Yesterday Dr. Alan Kelley decided to charter a flight into Sudan about 10 miles south of where recent bombing took place–if you read the news. It’s truly inhumane. I’m sure we’ll be serving traumatized tribes and seeing some wounds. A Reuters article two days ago stated bombs fell at the Yida refugee camp, located 10 miles (15 kilometers) south of the border, one day after bombings were reported in another region of South Sudan. The recent bombings are seen as an effort by the Khartoum gov’t. to move populations south of the Blue Nile region to give the north access to oil reserves.
In July new borders were drawn after South Sudan was given independence, though the Blue Nile and Upper Nile regions are proving to be the first of heavily contested zones rich in oil and resources. The Blue Nile villages we were in five years ago along the Ethiopia border (Kurmuk) have in recent months been overrun by the north as the new border puts them in the north. These Blue Nile tribes fought for secession. They now are being “hung out to dry” with the south unable to provide for their protection.

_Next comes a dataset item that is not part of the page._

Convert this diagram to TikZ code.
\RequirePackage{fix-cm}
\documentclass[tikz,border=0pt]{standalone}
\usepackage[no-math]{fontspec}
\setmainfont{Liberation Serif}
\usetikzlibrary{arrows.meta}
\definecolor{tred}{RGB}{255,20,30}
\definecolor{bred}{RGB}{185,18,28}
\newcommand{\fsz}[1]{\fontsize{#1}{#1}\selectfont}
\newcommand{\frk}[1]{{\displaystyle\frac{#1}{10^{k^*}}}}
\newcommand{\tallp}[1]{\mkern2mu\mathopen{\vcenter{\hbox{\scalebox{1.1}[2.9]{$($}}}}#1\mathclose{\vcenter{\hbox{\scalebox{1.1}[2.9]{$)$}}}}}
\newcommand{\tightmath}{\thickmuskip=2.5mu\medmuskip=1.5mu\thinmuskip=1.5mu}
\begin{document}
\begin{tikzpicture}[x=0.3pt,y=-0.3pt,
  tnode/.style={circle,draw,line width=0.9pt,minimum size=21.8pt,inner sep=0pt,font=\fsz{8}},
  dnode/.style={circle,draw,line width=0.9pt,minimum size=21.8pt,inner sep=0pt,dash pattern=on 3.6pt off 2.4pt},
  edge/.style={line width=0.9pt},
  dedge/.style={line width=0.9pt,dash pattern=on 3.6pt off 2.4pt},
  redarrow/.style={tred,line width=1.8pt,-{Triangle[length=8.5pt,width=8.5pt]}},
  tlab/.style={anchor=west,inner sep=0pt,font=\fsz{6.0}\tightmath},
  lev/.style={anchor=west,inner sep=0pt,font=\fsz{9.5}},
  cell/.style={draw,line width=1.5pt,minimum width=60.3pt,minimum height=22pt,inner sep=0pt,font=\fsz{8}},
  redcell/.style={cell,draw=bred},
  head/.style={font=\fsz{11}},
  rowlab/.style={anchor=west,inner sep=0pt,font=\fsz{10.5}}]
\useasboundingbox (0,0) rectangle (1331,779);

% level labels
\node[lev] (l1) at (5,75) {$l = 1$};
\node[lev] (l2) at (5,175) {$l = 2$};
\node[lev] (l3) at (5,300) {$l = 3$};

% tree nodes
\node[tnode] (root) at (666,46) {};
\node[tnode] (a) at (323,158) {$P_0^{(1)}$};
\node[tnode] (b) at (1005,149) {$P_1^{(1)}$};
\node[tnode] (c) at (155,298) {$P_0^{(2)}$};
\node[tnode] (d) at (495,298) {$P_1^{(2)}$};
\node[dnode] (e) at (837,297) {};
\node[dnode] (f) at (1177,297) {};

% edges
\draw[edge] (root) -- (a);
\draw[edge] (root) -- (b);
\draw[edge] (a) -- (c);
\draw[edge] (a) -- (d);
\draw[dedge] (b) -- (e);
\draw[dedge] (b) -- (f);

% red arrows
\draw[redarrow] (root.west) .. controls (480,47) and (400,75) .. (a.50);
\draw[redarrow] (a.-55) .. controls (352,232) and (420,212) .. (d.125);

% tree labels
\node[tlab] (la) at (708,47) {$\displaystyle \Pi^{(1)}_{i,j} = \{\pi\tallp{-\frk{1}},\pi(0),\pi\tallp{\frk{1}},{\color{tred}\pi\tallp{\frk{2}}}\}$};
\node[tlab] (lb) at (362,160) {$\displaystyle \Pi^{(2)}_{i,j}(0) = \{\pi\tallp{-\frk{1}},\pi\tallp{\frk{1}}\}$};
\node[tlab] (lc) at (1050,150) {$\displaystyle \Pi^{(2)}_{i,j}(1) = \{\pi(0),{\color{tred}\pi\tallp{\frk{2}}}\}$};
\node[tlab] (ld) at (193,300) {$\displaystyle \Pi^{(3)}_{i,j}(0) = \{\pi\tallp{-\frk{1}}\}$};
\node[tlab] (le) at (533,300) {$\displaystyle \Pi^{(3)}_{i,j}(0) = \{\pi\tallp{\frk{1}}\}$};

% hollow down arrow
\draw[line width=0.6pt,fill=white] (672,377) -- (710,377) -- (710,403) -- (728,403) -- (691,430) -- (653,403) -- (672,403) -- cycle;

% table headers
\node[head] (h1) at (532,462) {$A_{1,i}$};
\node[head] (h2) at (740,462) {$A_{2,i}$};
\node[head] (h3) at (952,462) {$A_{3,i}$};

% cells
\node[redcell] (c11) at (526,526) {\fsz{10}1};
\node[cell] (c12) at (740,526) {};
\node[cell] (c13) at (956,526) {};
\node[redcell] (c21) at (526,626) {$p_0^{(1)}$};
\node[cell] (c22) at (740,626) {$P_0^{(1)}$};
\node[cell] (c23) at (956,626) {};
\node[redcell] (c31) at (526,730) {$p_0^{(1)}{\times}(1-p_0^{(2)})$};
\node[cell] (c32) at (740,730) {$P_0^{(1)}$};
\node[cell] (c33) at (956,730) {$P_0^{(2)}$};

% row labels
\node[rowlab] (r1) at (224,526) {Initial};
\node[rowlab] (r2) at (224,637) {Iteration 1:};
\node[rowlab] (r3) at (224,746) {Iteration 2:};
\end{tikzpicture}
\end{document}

Kelley expects to be setting up a feeding station and providing medical care to serve these populations about 25 miles south of recently bombed zones. Keep in mind these populations are highly migratory and may walk for days after bombing incidents. Also remember this kind of conflict is not new to this region. Unfortunately, such bombing has become familiar terrain.

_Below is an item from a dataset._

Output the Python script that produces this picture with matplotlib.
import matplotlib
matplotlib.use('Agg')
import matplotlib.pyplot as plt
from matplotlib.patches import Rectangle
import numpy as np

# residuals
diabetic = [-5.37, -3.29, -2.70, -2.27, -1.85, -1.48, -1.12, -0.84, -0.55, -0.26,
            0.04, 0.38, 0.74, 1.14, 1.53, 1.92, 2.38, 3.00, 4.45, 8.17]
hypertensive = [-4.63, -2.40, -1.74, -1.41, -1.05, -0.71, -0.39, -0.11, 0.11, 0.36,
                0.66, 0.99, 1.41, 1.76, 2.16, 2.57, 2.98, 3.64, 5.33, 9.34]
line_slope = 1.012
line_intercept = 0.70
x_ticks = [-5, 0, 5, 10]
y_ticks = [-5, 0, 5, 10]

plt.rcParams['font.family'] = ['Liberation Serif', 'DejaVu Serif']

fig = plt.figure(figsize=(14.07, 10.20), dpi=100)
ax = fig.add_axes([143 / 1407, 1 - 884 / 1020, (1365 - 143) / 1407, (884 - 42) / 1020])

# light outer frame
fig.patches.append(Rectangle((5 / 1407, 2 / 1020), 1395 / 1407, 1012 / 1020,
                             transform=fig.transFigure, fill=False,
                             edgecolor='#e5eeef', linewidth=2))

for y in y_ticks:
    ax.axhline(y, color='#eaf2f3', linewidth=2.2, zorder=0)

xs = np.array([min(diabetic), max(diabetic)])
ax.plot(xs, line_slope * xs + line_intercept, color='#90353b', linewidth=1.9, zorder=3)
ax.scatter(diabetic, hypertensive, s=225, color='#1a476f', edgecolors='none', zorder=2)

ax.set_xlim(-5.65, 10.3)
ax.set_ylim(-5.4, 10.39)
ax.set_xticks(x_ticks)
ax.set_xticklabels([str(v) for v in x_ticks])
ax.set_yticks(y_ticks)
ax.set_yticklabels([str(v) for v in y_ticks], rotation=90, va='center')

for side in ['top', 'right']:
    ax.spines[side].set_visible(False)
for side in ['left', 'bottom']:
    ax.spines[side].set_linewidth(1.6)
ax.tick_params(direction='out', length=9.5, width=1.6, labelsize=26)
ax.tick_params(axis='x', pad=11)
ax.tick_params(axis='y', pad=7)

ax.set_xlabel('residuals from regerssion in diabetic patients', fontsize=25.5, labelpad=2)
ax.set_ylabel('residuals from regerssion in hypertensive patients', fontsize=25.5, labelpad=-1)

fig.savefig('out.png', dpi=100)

We will be meeting a small team of Kelly’s friends coming out of this area Monday who will be able to give us first hand accounts of bombing–and casualties they witnessed– as they were a kilometer away from the hot zone. Kelley knows them very well. He had provided them with a sat phone and night vision a month ago.

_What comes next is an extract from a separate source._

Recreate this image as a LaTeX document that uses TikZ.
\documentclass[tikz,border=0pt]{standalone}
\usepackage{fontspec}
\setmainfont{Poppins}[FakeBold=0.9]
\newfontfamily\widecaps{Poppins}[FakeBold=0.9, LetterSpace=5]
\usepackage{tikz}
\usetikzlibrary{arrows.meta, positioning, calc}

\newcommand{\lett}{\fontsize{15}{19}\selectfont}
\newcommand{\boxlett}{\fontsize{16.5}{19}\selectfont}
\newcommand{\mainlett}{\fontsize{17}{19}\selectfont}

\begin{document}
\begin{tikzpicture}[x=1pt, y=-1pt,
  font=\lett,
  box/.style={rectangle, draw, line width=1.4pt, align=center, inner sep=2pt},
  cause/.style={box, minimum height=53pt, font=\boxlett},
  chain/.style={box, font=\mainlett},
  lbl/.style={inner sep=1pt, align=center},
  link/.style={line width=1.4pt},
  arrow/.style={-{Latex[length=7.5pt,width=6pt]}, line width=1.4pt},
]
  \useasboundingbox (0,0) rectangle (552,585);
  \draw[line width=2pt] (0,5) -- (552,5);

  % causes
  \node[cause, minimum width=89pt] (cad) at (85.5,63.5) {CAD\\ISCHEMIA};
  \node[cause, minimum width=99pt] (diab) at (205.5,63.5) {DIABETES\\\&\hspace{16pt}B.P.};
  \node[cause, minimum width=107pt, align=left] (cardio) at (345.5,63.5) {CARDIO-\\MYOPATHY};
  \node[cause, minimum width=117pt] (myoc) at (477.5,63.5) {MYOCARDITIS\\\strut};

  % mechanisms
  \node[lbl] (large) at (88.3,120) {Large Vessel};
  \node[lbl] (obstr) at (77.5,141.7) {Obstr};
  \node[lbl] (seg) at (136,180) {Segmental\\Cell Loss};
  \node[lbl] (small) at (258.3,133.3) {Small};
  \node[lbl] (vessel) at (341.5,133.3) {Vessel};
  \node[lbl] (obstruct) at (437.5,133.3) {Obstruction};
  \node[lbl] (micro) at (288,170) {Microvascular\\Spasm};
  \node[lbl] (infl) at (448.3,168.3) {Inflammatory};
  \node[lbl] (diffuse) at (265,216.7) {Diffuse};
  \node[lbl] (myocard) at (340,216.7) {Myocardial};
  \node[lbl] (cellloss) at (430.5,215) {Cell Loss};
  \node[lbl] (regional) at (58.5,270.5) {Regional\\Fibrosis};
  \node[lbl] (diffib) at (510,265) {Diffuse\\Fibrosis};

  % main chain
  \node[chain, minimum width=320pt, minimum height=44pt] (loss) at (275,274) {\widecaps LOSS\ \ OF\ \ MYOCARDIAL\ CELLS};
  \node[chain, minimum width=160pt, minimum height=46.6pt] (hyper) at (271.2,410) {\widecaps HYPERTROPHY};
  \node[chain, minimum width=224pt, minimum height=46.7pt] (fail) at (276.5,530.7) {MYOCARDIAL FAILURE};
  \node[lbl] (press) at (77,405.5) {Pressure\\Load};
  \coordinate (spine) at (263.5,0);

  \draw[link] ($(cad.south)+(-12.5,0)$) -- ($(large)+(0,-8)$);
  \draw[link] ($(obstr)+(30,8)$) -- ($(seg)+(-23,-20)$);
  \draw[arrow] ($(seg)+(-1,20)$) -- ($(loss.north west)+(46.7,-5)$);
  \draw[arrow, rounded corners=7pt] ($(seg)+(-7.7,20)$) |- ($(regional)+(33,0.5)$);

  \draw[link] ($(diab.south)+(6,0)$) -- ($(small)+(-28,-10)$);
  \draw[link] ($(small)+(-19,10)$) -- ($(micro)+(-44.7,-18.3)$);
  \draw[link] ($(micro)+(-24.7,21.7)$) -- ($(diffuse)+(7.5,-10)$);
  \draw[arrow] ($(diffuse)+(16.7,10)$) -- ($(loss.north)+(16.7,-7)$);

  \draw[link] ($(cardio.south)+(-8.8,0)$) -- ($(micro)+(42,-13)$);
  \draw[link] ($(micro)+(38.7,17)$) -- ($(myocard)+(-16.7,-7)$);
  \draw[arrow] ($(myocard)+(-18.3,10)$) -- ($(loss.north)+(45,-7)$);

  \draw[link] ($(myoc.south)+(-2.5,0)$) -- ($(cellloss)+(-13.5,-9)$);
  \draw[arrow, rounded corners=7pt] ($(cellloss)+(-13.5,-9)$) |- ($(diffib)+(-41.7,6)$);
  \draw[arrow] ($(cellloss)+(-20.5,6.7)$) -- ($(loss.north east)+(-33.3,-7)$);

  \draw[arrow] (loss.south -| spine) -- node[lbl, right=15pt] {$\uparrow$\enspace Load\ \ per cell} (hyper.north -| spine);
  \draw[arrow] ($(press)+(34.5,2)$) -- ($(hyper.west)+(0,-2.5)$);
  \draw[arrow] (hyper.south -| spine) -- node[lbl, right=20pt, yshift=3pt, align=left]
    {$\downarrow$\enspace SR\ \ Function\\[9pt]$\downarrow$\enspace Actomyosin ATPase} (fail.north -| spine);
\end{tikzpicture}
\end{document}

I look forward to the work ahead. I believe Alan will be able to provide a modicum of relief for a now splintered
population that is on the verge of another crisis. There will be more refugees in the weeks to come as I wager Khartoum is far from completing its objectives.
As always, we will remain safe and away from any falling objects–me hopes.
We fly North from Nairobi Monday to Lokichogio and then into Malakal, Sudan, where we’ll get our Visas, and onto a little dirt landing strip in Doro to the east. We plan to come out Saturday. Yesterday I connected with Relief International who has offered to put us up in their guest house in Doro. The village is called Bunj on Google Earth. Hopefully rains haven’t ruined the dirt airstrip. We have good tents and MREs.
Gotta run. I’m being buzzed by a mosquito.